My answer: “You’re going to tell me to go sit with it.”

“Yes. Go sit with it.”

“Go sit with it” ranks right up there with “Do the next right thing.”

Randy is a well-respected, educated, wise, insightful, spiritual man. He thinks before he speaks. He does not let words fall out of his mouth carelessly.

But all he had for me was, “Go sit with it.”

I wanted advice. I wanted healing. I wanted the words that formed the magic solution to cure all that ailed me. I didn’t want to go sit with it.

But that was his counsel. What does it mean?

It means that there are seasons in life when we will be unsettled. We cannot avoid it or prevent it. We also can’t pretend like it’s not happening. We can’t simply sweep it under the rug or hide it in the closet. We must go through it.

It means that there are some issues that cannot be solved simply. They must be experienced and endured.

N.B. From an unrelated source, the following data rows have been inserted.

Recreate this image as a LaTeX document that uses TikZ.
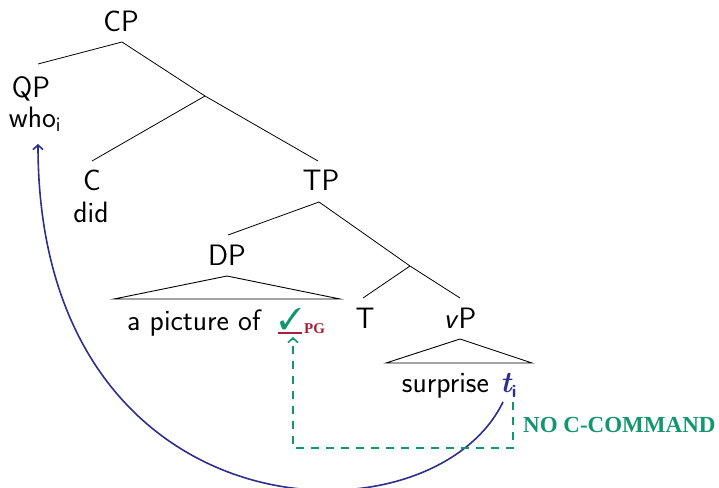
\documentclass[tikz,border=0pt]{standalone}
\usepackage{fontspec}
\usepackage{pifont}
\usetikzlibrary{arrows.meta}
\newfontfamily\libserif{Liberation Serif}
\definecolor{arcblue}{RGB}{44,47,140}
\definecolor{ccgreen}{RGB}{18,150,112}
\definecolor{pgred}{RGB}{168,32,58}
\begin{document}
\begin{tikzpicture}[x=1pt,y=-1pt,
  lab/.style={font=\sffamily\fontsize{29.5}{32}\selectfont, inner sep=0pt, anchor=base},
  branch/.style={line width=0.8pt},
  tri/.style={line width=0.9pt},
  movearc/.style={draw=arcblue, line width=1.6pt, -{Straight Barb[length=4.5pt,width=10pt]}},
  cclink/.style={draw=ccgreen, line width=1.6pt, dash pattern=on 8pt off 7pt, -{Straight Barb[length=4.5pt,width=10pt]}},
  ccnote/.style={font=\libserif\bfseries\fontsize{23}{23}\selectfont, text=ccgreen, inner sep=0pt, anchor=west}]
\useasboundingbox (0,0) rectangle (719,487);

% labels
\node[lab] (CP) at (121,32) {CP};
\node[lab] (QP) at (31,97) {QP};
\node[lab] (who) at (35,127) {who\textsubscript{i}};
\node[lab] (C) at (92,190) {C};
\node[lab] (did) at (91,222) {did};
\node[lab] (TP) at (321,190) {TP};
\node[lab] (DP) at (227,265) {DP};
\node[lab] (T) at (365,328) {T};
\node[lab] (vP) at (460,328) {\textit{v}P};
\node[lab, anchor=base west] (phrase) at (127,330) {a picture of};
\node[inner sep=0pt, anchor=base west, text=ccgreen, font=\fontsize{30}{30}\selectfont] (gap) at (279,329) {\ding{51}};
\node[inner sep=0pt, anchor=base west, text=pgred, font=\libserif\bfseries\fontsize{15}{15}\selectfont] (pg) at (304,333) {PG};
\node[lab, anchor=base east] (surprise) at (489,392) {surprise};
\node[inner sep=0pt, anchor=base west, text=arcblue, font=\fontsize{30}{30}\selectfont] (trace) at (500,392) {\rmfamily\bfseries\itshape t\sffamily\upshape\fontsize{18}{18}\selectfont\raisebox{-5pt}{i}};
\node[ccnote] (note) at (523,424.5) {NO C-COMMAND};

% junction and attachment points
\coordinate (cpB) at (122,42);
\coordinate (qpT) at (38,64);
\coordinate (cbar) at (205,96);
\coordinate (cT) at (92,161);
\coordinate (tpT) at (318,161);
\coordinate (tpB) at (319,202);
\coordinate (dpT) at (228,235);
\coordinate (tbar) at (410,266);
\coordinate (tT) at (363,298);
\coordinate (vpT) at (460,298);
\coordinate (dpA) at (227,276);
\coordinate (dpL) at (114,299);
\coordinate (dpR) at (340,299);
\coordinate (vpA) at (460,339);
\coordinate (vpL) at (386,363);
\coordinate (vpR) at (532,363);

% tree branches
\draw[branch] (cpB) -- (qpT);
\draw[branch] (cpB) -- (cbar) -- (tpT);
\draw[branch] (cbar) -- (cT);
\draw[branch] (tpB) -- (dpT);
\draw[branch] (tpB) -- (tbar) -- (vpT);
\draw[branch] (tbar) -- (tT);
\draw[tri] (dpA) -- (dpL) -- (dpR) -- cycle;
\draw[tri] (vpA) -- (vpL) -- (vpR) -- cycle;

% gap underline
\coordinate (gapL) at (278,333);
\coordinate (gapR) at (302,333);
\draw[pgred, line width=1.2pt] (gapL) -- (gapR);

% movement arc
\coordinate (tfootb) at (503,402);
\coordinate (whotip) at (38,144);
\draw[movearc] (tfootb) .. controls (430,552) and (38,538) .. (whotip);

% c-command link
\coordinate (tfoot) at (513,402);
\coordinate (low) at (0,448);
\coordinate (gaptip) at (293,337);
\draw[cclink] (tfoot) -- (tfoot |- low) -| (gaptip);
\end{tikzpicture}
\end{document}
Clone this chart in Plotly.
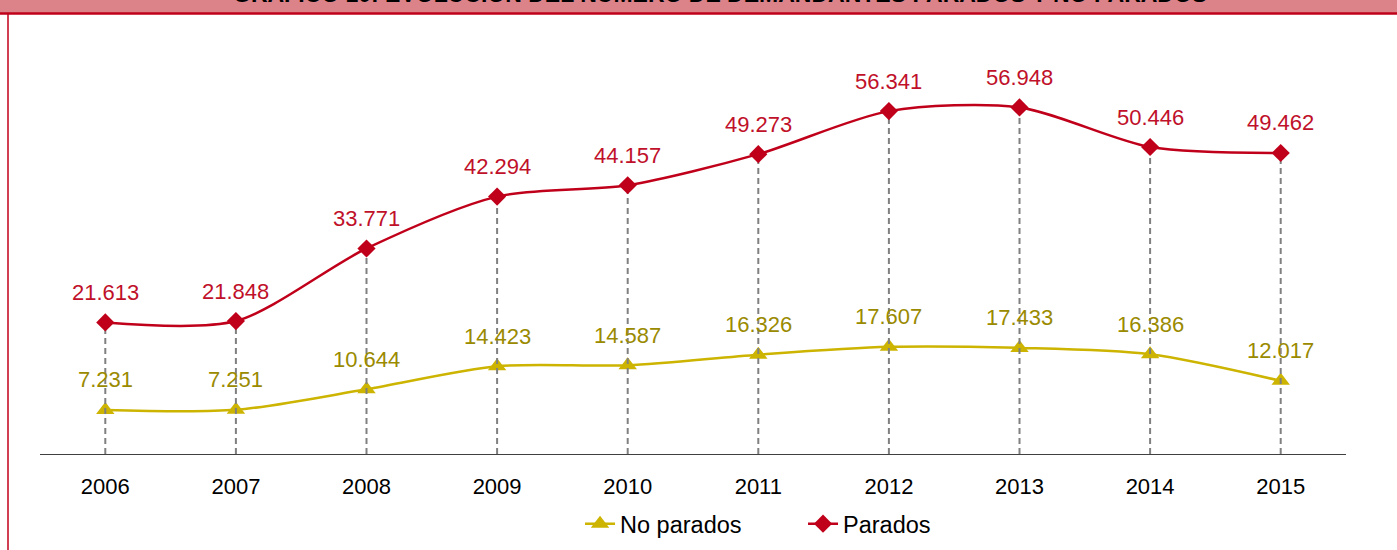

It means that sometimes we need to be silent in order to hear God. We need to be still to be aware of God’s presence. We may not always get the answers we want, but at many points in our lives we do not need answers. We need presence.

It means that I have to accept that I cannot solve everyone’s problems. I cannot be the hero for everyone in my life. And that is not what I am supposed to be anyway.

It means that I need to recognize how I participate in the suffering of the world. And how I can partner and walk alongside others as they participate, as well.

There was no magical solution. There was no simple solution. There wasn’t even a moment when everything got back to normal.

But every morning brought a new day.

And sometimes, that is all we can hope for.

Please, Complain Some More

A funny thing happened over on facebook the other day.

I posted a status that was somewhat serious, but also a little playful.


I ended with, “Asking for a friend,” because I was wanting to use humor as an outlet for the stress and anxiety I was experiencing.

Because life is funny. I know I am not in control. I know I have a large group of people to go to when I am feeling afraid or sad or stressed. I have a good prayer life. My wife and I (usually) talk about things when we are feeling overwhelmed.

Yet in spite of all of that, I still feel the stress and fear that everyday life can bring. And although one facebook post to my friends does not qualify as a scientific study, I think I can safely say you do, too.

I was blown away at the response my status received. Not because I was surprised at the number of people who were encouraging me and praying for me. But I was mostly surprised at how many people acknowledged feeling the same way.

Added to that was the wide variety of people commenting on my status. We have lived in three states over the past 10 years. People from all of those places commented. Some are friends from childhood. Some are past co-workers of my wife. Some are my past co-workers. Some are friends I was in college with. Some are family members. Some are friends I have known for less than a year. Some attend the same church we do. Some are shepherds (elders) of that church. Some have had similar experiences. Some have had similar emotional experiences but triggered by different life circumstances.

We all know what it is like to deal with difficulty. With stress. With anxiety. With fear. We all know the inner turmoil of wanting to give up completely while at the same time wanting to fix every single problem.

Yet still I was astounded at the response my simple little facebook status received.

And then my friend, Sean (read his great blog here), posted a facebook status: “Many churches I know have a praise band. No church I know has a lament band…and the world is worse for it.”

And then it clicked. Most people have the experience that I described in my post. But most people have been trained to suck it up. We have been told not to complain. We believe we need to get over it.

We think lamenting is wrong.

But it’s not. I lamented and received strength. I cried out and was heard. I groaned and others groaned with me; and gave me the opportunity to groan with them.

So today, I give you permission:

Complain. Groan. Whine. Bitch. Moan. Let it out. Do not get over it. Do not keep it to yourself until you feel better.

Let’s hear it. What’s going on? What do you need to lament about?

You can even tell me you’re asking for a friend.